*** RECORD LIST
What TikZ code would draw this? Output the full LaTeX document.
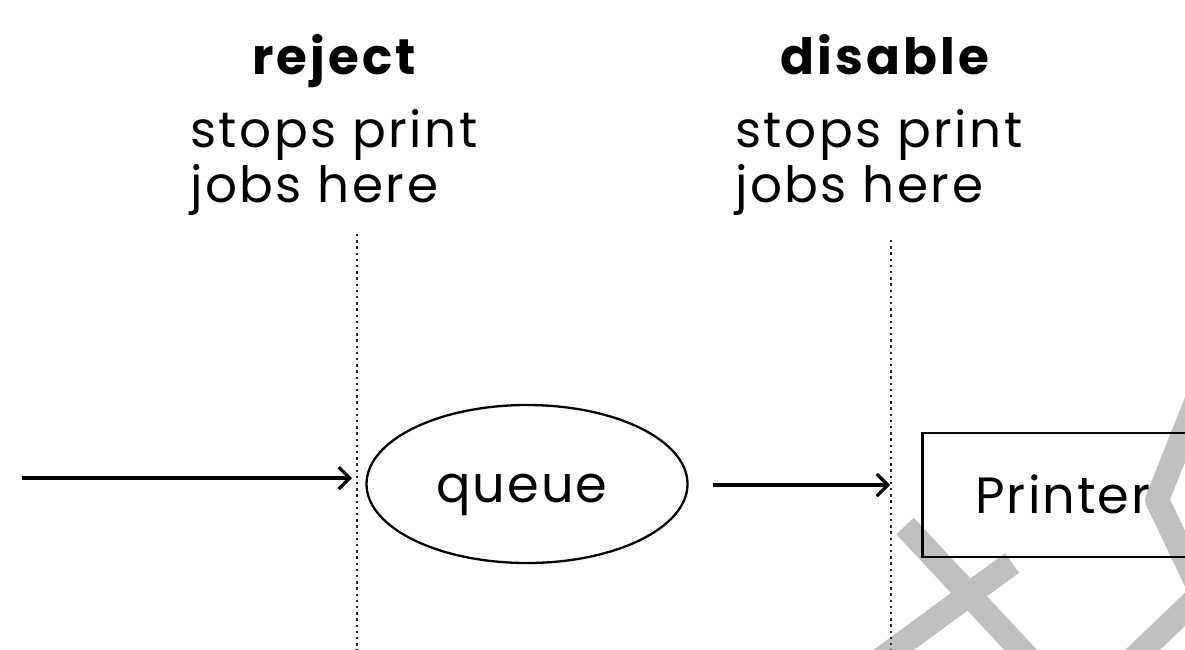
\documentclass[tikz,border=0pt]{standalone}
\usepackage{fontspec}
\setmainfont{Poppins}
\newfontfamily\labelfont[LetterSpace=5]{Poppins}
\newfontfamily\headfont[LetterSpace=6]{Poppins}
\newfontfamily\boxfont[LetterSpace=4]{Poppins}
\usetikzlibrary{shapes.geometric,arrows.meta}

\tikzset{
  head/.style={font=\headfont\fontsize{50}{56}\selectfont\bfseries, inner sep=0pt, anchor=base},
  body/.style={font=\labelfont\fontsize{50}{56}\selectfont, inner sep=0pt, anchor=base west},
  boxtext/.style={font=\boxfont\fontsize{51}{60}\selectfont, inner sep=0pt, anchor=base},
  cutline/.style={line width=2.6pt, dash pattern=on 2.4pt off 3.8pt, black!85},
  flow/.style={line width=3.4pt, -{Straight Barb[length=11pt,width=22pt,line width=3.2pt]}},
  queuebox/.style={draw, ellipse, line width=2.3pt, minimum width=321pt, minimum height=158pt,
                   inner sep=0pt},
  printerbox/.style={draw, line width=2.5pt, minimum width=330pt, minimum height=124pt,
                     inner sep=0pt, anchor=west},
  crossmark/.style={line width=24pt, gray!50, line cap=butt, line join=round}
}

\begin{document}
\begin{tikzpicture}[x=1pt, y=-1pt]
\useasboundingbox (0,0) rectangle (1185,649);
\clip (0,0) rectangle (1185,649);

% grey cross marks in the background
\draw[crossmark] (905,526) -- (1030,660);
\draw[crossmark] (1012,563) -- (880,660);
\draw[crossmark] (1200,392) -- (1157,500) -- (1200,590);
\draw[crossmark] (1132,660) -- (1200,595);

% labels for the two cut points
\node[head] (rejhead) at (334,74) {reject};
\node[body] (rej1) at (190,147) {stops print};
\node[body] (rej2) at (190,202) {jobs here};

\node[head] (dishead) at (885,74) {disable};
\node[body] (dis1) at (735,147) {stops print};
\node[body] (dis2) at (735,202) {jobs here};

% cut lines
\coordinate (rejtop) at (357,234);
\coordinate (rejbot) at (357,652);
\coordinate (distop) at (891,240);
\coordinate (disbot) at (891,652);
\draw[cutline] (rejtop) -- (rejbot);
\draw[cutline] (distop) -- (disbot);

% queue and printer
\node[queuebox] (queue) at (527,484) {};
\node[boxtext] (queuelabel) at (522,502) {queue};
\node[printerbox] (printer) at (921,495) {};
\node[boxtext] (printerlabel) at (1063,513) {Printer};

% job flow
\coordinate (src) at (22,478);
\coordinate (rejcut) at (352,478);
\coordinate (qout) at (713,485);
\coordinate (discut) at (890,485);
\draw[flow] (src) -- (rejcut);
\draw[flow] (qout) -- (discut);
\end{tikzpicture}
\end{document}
******
*** RECORD LIST
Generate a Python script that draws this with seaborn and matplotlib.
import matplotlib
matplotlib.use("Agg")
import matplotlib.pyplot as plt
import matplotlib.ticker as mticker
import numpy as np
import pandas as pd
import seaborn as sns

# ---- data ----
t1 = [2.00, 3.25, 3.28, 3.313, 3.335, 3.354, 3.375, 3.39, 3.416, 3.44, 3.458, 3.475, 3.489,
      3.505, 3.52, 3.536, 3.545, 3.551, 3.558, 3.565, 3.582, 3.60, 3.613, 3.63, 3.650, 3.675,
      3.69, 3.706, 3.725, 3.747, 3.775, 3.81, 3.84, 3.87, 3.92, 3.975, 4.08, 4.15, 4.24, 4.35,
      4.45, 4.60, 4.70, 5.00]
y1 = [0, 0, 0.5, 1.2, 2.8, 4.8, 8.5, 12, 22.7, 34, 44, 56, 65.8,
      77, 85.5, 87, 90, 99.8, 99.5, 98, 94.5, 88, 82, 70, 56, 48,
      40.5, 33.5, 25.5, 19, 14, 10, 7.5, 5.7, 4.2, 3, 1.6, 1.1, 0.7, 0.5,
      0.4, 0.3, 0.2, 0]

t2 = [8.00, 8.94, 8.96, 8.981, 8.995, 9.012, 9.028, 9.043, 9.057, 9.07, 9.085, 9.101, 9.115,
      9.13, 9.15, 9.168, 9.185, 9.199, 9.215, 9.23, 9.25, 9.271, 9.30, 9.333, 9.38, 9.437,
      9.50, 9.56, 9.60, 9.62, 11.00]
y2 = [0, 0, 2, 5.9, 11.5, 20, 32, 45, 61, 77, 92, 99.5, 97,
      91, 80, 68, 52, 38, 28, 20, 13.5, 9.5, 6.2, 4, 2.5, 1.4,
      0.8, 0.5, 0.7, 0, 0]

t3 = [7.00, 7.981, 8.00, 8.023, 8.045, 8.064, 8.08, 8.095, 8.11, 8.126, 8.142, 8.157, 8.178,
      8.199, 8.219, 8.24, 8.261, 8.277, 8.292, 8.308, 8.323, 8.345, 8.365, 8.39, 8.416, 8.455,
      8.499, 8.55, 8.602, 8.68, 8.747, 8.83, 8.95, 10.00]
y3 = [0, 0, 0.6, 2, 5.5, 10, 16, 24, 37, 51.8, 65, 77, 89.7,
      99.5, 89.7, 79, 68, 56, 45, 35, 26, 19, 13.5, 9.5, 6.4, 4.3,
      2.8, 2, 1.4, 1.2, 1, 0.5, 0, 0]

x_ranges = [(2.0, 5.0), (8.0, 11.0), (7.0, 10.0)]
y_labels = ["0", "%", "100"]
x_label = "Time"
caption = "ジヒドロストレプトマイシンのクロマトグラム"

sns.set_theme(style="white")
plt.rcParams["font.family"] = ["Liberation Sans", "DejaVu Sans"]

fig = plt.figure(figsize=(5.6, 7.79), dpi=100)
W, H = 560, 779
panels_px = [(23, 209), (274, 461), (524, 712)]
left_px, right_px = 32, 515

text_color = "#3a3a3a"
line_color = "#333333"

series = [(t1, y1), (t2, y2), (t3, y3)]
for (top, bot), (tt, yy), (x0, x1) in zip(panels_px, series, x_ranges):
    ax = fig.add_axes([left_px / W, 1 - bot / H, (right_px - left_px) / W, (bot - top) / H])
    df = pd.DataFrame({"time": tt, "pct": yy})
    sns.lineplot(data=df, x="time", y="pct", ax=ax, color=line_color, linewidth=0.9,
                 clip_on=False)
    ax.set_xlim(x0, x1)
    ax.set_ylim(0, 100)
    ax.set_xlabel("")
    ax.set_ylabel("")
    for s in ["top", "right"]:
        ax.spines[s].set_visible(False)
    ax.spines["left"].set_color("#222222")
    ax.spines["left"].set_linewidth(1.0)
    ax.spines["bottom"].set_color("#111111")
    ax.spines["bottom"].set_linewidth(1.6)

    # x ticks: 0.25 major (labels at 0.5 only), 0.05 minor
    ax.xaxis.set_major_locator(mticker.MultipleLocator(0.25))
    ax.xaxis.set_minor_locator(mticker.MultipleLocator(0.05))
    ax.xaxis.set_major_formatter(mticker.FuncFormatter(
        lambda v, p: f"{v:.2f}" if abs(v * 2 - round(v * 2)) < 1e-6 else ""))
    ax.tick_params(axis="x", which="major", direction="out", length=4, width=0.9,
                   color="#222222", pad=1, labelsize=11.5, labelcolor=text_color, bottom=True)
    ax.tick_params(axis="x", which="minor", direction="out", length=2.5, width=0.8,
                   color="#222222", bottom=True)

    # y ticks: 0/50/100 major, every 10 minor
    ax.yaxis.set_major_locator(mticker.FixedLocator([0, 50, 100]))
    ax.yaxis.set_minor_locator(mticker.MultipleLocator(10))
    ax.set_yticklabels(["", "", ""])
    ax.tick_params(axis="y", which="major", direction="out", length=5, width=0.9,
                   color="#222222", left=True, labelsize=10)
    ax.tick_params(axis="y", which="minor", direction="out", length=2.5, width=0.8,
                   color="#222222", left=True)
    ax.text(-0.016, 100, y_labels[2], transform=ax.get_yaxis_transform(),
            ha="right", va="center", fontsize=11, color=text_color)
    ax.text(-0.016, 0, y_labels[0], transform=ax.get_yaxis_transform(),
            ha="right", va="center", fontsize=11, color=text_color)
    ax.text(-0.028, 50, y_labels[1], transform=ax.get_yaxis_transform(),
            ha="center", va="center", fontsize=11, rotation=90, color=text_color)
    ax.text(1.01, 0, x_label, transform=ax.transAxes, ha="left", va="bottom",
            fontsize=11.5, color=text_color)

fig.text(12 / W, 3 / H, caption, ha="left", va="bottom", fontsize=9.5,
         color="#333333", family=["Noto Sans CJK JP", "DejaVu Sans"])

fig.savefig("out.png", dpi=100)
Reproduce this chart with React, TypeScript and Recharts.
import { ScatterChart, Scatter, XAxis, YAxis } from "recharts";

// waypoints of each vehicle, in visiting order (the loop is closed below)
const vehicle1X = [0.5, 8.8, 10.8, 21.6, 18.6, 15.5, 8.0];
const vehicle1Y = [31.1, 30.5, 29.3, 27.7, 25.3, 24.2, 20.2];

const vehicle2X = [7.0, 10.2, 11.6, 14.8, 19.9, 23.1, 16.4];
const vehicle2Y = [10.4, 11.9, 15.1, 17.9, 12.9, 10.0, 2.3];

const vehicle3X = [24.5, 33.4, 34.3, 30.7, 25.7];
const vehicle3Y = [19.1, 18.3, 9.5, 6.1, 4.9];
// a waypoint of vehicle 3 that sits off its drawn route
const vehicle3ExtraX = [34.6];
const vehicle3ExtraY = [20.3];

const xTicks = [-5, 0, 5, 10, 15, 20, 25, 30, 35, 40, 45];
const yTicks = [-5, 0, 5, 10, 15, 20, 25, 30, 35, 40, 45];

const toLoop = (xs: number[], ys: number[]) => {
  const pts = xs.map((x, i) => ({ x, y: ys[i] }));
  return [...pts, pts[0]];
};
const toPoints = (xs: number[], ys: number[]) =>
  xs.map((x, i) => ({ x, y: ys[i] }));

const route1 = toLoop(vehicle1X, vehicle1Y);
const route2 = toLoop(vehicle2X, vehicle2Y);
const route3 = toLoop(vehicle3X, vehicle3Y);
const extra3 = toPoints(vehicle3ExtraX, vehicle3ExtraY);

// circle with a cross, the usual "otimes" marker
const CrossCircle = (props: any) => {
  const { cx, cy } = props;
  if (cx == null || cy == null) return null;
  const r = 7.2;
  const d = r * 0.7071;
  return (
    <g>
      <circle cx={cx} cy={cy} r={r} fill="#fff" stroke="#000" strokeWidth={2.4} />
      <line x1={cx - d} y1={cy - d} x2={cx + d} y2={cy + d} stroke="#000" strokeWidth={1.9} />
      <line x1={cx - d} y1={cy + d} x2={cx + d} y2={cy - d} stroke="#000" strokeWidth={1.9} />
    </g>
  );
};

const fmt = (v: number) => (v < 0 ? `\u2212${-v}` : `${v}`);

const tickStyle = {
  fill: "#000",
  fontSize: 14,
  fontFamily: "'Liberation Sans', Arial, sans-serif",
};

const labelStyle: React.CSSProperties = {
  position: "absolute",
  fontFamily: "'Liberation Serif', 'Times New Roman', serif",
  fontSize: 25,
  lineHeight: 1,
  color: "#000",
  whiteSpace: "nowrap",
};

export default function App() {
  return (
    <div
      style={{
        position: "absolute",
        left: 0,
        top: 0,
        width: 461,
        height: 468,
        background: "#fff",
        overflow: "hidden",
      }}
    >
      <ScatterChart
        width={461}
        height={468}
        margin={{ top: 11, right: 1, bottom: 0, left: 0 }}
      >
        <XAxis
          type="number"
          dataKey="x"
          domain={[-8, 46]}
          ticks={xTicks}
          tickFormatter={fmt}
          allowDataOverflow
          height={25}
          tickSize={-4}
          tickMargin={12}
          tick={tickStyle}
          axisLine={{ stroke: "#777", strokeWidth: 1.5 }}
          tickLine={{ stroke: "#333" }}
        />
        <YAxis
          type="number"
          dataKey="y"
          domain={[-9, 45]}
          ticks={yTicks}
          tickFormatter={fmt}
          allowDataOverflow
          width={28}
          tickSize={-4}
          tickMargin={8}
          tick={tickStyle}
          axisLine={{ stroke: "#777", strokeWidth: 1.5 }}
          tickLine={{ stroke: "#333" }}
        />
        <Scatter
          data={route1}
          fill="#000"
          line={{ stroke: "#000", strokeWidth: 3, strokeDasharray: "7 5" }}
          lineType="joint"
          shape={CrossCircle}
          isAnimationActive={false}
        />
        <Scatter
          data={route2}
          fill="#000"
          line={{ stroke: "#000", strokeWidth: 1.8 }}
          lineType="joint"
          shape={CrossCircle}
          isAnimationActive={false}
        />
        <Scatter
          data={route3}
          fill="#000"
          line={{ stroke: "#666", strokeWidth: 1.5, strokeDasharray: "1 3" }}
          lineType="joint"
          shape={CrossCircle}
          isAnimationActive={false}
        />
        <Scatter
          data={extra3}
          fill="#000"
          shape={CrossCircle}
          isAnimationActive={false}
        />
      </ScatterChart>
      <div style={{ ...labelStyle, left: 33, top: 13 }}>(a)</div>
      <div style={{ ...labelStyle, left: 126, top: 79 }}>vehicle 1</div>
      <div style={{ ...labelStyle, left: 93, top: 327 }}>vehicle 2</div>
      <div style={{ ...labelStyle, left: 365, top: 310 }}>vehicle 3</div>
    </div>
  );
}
******
*** RECORD LIST
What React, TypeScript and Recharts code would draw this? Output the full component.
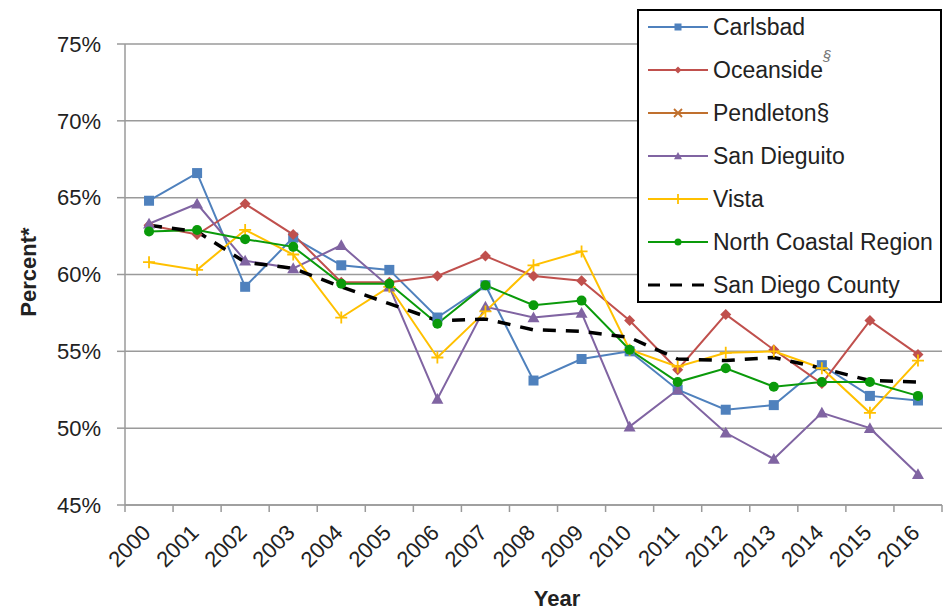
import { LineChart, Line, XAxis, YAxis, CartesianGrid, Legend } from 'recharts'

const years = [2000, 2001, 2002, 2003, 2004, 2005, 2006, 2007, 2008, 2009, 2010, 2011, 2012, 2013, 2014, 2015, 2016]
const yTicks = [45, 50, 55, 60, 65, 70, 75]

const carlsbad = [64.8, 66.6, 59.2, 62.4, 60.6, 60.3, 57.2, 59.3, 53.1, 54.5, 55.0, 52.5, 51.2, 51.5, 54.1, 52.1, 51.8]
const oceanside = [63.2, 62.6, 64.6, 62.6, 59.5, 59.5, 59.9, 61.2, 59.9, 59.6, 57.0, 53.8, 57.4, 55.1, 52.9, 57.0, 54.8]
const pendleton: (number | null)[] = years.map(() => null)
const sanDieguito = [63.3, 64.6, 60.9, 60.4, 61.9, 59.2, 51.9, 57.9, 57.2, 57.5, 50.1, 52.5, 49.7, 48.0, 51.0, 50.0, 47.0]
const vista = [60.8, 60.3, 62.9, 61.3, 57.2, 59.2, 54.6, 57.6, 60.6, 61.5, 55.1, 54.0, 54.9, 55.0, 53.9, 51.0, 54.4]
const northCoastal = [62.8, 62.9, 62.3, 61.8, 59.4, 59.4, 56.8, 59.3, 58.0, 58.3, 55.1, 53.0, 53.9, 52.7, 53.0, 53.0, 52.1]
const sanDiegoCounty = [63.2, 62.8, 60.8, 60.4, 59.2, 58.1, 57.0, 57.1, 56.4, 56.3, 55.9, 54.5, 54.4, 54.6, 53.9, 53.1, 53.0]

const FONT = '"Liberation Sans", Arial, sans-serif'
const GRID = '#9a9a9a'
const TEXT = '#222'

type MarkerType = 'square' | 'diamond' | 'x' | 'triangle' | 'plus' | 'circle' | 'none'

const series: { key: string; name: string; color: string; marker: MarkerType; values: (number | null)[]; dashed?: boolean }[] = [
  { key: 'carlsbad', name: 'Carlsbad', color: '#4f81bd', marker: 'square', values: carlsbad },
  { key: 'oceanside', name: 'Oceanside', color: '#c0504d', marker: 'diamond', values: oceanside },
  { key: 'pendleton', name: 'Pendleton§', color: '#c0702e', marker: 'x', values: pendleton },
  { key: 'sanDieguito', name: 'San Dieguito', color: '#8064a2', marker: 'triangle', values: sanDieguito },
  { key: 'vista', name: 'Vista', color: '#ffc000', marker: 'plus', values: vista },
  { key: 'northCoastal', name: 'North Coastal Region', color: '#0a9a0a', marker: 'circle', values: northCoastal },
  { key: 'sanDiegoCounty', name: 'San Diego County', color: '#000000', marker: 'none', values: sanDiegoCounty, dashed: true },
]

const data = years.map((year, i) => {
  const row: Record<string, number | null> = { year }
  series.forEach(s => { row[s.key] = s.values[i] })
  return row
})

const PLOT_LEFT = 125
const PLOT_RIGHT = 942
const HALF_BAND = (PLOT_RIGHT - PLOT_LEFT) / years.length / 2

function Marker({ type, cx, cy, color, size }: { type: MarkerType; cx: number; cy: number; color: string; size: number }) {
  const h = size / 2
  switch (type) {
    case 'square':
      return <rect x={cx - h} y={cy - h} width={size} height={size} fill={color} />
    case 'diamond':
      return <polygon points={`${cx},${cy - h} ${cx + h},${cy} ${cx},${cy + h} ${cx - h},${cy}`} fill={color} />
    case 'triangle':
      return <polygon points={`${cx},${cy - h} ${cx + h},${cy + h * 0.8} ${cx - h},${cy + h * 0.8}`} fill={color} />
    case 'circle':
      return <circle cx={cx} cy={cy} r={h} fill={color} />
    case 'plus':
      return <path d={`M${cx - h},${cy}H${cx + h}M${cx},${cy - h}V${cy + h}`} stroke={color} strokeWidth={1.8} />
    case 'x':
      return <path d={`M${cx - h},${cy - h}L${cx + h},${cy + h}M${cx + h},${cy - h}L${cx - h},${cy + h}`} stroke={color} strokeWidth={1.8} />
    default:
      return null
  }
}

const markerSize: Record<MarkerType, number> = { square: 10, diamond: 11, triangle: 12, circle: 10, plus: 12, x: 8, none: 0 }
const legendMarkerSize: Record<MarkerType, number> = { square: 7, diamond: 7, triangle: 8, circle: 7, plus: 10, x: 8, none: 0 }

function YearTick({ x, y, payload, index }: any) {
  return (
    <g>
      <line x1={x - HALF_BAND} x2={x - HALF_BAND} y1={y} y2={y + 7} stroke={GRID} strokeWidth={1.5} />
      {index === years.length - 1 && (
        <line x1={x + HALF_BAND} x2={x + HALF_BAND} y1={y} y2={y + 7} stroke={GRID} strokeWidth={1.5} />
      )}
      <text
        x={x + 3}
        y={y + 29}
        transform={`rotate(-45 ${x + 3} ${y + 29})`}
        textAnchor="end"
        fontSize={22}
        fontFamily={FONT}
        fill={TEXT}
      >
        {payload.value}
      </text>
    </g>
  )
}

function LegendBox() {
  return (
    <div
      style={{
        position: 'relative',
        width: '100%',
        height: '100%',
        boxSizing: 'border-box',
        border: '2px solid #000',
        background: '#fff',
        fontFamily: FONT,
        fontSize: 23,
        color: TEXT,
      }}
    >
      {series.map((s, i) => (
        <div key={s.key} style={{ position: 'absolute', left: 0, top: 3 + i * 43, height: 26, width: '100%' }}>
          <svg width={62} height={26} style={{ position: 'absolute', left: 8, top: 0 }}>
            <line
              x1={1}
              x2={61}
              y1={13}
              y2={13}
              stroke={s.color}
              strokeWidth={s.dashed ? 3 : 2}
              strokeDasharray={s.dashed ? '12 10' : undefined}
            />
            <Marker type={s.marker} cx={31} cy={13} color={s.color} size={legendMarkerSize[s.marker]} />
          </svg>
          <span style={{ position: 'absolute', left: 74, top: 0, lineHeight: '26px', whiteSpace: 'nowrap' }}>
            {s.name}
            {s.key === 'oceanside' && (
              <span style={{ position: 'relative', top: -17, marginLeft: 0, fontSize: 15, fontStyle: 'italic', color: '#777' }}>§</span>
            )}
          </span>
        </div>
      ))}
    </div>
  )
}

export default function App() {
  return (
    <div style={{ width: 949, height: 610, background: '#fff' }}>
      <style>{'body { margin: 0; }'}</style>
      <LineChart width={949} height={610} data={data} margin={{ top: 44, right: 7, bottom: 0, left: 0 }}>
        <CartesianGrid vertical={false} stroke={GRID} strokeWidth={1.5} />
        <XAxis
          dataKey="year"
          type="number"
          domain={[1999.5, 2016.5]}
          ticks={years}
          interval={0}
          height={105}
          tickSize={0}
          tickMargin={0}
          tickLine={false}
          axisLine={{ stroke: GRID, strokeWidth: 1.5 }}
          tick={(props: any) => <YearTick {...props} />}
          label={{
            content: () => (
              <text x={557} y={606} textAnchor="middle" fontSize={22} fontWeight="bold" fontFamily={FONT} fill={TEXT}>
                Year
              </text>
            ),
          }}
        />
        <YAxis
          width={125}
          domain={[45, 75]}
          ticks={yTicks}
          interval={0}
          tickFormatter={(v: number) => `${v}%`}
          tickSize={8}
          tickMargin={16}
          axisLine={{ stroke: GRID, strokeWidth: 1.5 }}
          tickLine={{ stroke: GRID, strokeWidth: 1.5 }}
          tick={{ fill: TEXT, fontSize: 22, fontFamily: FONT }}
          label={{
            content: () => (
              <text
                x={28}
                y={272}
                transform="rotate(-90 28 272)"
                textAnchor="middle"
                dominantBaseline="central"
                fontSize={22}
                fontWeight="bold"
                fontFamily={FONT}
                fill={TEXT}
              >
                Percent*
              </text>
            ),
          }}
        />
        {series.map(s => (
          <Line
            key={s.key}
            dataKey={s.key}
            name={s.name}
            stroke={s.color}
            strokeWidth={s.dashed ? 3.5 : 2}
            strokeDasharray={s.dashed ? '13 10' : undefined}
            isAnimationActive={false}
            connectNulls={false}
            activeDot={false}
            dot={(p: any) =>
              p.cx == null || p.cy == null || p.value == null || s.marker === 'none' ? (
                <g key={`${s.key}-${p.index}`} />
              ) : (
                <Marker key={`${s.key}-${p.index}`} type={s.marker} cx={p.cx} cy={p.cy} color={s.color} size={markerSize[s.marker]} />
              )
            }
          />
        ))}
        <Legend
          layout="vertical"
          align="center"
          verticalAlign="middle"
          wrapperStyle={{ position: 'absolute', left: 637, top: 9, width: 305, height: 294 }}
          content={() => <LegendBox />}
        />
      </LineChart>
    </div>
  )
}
******
> _WHAT TO DO_
Extract from the data every line where "with" shows up.

> _THE RESPONSE_
Generate a Python script that draws this with seaborn and matplotlib.
Reproduce this chart with React, TypeScript and Recharts.
// circle with a cross, the usual "otimes" marker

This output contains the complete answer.